EXERCISE INSTRUCTIONS:
Find the lines that include the string "this" and report how many there are. Give no other text.
[DATASET ROWS start]
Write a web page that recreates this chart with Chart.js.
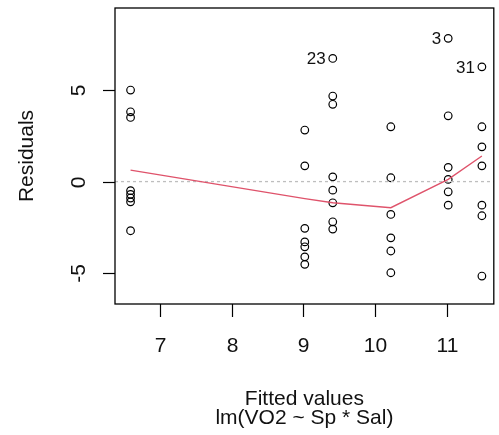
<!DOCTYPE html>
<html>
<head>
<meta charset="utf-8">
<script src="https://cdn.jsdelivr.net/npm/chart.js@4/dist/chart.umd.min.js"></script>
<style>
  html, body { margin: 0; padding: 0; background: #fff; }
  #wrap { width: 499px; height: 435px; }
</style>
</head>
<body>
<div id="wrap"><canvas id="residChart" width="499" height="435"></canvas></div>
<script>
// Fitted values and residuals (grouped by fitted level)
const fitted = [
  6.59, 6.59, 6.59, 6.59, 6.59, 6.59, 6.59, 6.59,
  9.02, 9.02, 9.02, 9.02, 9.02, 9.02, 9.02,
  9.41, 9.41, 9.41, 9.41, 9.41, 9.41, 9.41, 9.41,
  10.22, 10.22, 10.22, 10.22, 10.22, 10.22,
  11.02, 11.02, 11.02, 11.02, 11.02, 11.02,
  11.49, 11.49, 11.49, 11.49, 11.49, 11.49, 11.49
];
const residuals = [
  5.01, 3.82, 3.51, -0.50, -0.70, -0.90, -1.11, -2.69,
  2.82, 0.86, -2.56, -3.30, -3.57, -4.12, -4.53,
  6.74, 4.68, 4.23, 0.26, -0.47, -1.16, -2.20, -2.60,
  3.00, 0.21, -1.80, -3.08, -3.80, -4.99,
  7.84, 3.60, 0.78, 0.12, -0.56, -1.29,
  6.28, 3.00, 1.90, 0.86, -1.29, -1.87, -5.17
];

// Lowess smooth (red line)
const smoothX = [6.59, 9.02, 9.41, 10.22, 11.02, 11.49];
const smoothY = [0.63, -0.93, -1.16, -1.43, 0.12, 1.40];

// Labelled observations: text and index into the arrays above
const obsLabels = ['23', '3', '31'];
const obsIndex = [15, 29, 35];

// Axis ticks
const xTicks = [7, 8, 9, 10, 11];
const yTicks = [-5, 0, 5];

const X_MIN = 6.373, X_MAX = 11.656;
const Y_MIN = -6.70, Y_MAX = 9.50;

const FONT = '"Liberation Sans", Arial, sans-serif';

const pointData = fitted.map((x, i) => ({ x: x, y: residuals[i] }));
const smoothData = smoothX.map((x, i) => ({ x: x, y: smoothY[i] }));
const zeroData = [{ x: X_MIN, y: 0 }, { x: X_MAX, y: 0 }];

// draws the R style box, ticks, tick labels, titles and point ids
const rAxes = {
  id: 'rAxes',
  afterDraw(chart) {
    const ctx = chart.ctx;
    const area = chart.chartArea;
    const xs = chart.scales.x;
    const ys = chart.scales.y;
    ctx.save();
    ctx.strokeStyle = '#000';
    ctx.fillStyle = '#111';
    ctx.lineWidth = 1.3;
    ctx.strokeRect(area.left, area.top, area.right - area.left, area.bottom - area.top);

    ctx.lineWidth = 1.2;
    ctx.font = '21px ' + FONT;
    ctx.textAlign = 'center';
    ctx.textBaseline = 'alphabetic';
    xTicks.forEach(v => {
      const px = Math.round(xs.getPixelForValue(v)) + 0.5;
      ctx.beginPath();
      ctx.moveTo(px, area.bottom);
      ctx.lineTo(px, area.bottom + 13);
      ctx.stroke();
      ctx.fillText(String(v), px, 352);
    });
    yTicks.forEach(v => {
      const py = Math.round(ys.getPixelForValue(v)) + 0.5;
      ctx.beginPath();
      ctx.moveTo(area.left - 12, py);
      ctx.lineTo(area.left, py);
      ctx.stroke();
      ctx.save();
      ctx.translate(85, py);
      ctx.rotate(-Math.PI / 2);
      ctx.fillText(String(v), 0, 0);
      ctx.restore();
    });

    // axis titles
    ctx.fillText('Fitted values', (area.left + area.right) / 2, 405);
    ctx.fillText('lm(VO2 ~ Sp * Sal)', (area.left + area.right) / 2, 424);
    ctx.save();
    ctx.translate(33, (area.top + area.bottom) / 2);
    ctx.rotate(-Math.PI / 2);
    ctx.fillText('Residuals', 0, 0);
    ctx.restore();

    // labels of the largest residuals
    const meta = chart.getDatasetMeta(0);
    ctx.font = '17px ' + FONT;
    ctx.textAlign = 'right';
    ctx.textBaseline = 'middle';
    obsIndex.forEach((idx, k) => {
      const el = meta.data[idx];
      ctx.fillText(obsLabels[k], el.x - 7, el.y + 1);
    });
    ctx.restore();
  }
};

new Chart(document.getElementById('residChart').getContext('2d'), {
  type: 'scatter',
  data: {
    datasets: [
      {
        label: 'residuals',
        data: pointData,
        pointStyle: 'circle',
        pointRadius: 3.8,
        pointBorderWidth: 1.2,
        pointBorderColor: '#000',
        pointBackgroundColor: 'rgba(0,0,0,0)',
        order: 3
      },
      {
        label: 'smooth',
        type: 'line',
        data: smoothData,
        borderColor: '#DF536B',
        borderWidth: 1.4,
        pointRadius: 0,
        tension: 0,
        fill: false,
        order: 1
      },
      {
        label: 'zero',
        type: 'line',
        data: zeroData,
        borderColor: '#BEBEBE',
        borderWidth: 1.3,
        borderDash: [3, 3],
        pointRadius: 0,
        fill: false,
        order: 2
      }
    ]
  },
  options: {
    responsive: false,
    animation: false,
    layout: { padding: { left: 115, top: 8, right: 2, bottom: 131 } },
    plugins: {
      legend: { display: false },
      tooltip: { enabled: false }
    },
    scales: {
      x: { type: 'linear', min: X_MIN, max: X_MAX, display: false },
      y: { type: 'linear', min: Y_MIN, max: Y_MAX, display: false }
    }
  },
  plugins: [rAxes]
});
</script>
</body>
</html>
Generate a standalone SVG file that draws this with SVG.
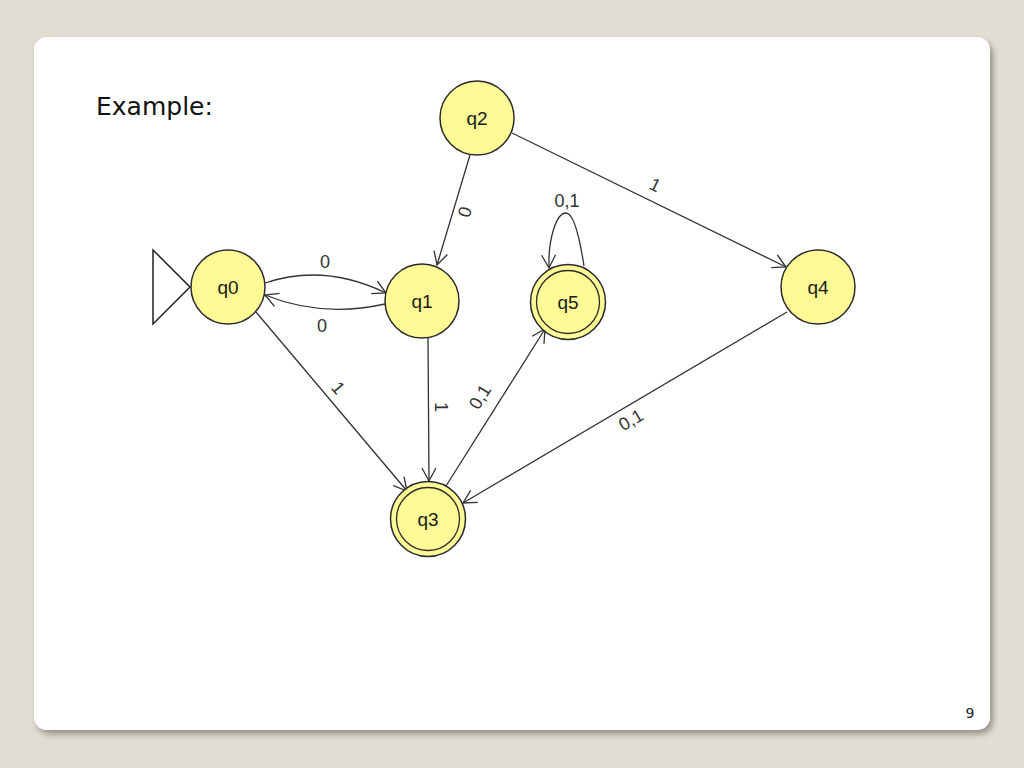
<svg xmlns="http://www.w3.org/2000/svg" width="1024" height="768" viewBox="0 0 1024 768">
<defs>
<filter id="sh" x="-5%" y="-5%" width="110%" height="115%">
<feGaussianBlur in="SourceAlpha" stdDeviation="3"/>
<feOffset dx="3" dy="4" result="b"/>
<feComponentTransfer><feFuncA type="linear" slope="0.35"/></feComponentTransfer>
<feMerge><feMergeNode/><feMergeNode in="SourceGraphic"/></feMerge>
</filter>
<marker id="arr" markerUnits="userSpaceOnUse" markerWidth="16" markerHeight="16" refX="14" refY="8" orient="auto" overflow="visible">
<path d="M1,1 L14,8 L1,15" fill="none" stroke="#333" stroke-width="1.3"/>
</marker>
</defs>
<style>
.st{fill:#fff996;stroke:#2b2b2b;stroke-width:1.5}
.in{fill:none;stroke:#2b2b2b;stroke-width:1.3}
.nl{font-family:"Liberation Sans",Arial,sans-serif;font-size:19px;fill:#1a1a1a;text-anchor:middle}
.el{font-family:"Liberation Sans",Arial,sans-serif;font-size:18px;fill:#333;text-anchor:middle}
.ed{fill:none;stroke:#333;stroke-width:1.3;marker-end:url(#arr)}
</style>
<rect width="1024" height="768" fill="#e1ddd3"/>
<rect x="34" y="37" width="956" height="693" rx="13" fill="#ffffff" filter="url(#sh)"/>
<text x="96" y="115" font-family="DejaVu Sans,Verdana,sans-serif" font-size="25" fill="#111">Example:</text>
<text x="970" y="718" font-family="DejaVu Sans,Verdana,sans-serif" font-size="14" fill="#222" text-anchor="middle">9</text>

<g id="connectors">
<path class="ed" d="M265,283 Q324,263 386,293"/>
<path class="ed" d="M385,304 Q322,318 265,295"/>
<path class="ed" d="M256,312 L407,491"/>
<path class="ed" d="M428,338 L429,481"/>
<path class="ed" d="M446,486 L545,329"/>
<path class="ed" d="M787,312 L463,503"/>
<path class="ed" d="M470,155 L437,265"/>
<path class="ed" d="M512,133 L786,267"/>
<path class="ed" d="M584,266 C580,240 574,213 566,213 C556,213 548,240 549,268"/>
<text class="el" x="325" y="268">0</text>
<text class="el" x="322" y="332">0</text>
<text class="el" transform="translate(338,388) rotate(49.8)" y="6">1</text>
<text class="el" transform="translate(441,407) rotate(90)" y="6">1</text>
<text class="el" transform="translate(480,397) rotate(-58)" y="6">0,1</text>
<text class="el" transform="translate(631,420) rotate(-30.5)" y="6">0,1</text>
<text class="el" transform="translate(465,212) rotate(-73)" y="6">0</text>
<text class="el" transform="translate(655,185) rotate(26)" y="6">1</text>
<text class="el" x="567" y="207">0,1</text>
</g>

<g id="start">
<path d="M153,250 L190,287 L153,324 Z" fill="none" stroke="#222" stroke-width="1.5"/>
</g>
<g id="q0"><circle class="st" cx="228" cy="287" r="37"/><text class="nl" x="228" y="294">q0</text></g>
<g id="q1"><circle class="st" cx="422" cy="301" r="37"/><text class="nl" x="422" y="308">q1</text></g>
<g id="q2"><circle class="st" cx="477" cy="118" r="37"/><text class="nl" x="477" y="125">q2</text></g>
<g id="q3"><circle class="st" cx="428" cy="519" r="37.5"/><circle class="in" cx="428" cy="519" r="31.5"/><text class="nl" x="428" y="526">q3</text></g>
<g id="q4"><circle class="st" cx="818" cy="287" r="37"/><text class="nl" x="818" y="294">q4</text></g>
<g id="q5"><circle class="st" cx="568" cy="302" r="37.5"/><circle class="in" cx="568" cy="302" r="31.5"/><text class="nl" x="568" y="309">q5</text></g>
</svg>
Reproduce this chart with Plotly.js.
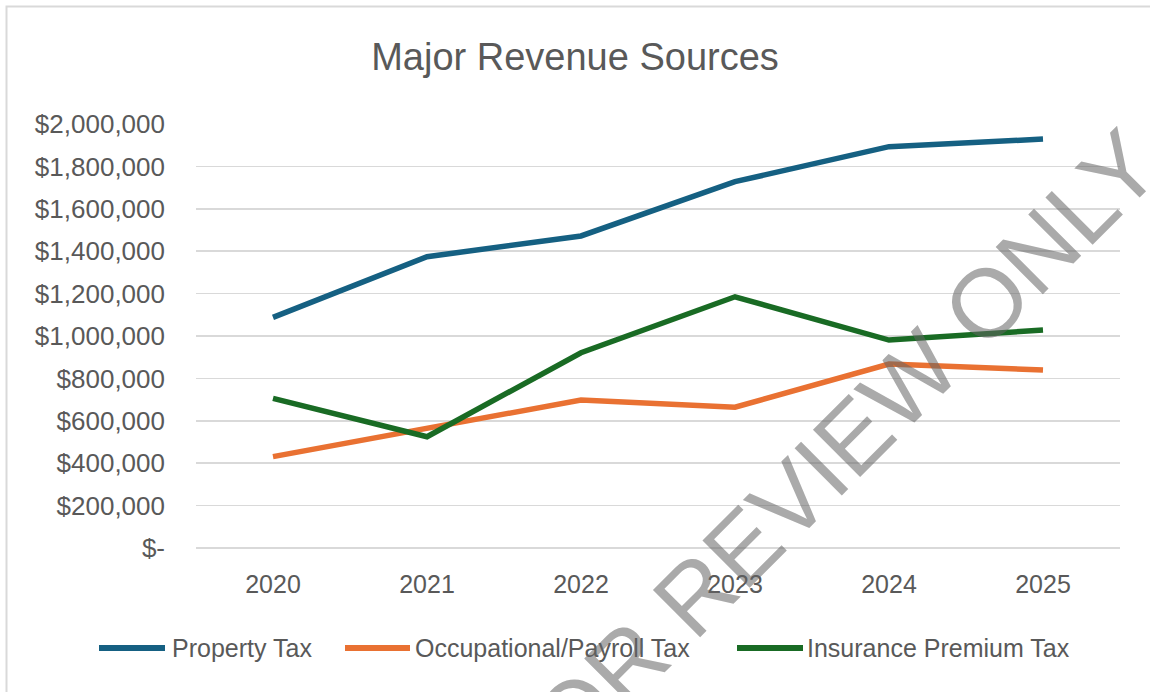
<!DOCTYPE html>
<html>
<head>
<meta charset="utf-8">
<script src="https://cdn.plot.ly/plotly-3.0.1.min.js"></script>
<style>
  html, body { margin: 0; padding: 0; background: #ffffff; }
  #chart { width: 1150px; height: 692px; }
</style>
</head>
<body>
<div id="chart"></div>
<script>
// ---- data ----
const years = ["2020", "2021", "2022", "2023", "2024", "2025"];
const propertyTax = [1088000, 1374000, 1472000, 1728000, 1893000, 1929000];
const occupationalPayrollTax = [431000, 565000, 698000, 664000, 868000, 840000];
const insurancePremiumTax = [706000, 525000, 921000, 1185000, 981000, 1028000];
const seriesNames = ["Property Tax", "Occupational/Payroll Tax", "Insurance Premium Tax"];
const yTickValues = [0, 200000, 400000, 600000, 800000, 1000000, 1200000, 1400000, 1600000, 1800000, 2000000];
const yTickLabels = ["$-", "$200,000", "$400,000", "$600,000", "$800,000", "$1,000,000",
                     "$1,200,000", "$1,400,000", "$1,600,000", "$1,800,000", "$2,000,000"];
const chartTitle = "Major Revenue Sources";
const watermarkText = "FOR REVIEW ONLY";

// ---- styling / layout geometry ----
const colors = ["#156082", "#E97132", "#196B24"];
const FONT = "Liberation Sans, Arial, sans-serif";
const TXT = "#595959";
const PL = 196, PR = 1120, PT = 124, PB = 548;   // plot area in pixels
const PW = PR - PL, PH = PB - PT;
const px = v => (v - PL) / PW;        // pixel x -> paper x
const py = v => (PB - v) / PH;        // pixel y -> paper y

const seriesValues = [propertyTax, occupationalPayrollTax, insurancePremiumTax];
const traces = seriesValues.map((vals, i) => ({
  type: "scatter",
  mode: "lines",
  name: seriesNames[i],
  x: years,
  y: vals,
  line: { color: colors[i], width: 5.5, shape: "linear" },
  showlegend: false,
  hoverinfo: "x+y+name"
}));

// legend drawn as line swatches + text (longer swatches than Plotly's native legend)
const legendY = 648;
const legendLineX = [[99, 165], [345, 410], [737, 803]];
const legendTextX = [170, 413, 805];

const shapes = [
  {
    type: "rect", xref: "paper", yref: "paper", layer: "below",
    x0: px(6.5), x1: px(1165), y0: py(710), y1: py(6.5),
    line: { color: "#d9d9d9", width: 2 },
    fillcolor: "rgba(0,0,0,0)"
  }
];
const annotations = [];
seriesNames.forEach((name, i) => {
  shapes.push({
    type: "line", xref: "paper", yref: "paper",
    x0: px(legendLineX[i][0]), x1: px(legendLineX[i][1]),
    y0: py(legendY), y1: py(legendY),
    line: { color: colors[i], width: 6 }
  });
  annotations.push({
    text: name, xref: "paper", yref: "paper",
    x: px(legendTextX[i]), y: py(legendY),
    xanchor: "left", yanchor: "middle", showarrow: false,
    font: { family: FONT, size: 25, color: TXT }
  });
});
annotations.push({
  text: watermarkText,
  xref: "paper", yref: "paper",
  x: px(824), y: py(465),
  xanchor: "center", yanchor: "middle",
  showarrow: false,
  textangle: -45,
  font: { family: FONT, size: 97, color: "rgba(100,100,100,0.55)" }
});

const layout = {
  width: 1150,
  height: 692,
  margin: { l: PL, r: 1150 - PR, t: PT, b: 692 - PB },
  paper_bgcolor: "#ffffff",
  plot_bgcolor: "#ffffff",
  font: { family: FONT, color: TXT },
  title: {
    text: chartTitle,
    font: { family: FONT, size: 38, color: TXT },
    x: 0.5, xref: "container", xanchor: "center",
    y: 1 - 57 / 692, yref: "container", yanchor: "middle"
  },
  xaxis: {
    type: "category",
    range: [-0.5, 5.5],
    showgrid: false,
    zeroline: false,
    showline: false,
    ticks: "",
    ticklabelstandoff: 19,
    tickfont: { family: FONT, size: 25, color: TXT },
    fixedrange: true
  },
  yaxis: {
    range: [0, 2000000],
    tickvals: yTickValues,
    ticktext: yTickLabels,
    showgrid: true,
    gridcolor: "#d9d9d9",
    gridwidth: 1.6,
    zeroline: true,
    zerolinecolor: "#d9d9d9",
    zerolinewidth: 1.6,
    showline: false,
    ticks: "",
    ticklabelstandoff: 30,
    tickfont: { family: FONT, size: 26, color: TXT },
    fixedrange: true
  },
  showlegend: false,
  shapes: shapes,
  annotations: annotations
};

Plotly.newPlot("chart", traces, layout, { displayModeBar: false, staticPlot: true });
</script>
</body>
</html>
[DATASET ROWS end]
SOLUTION TO THE EXERCISE:
3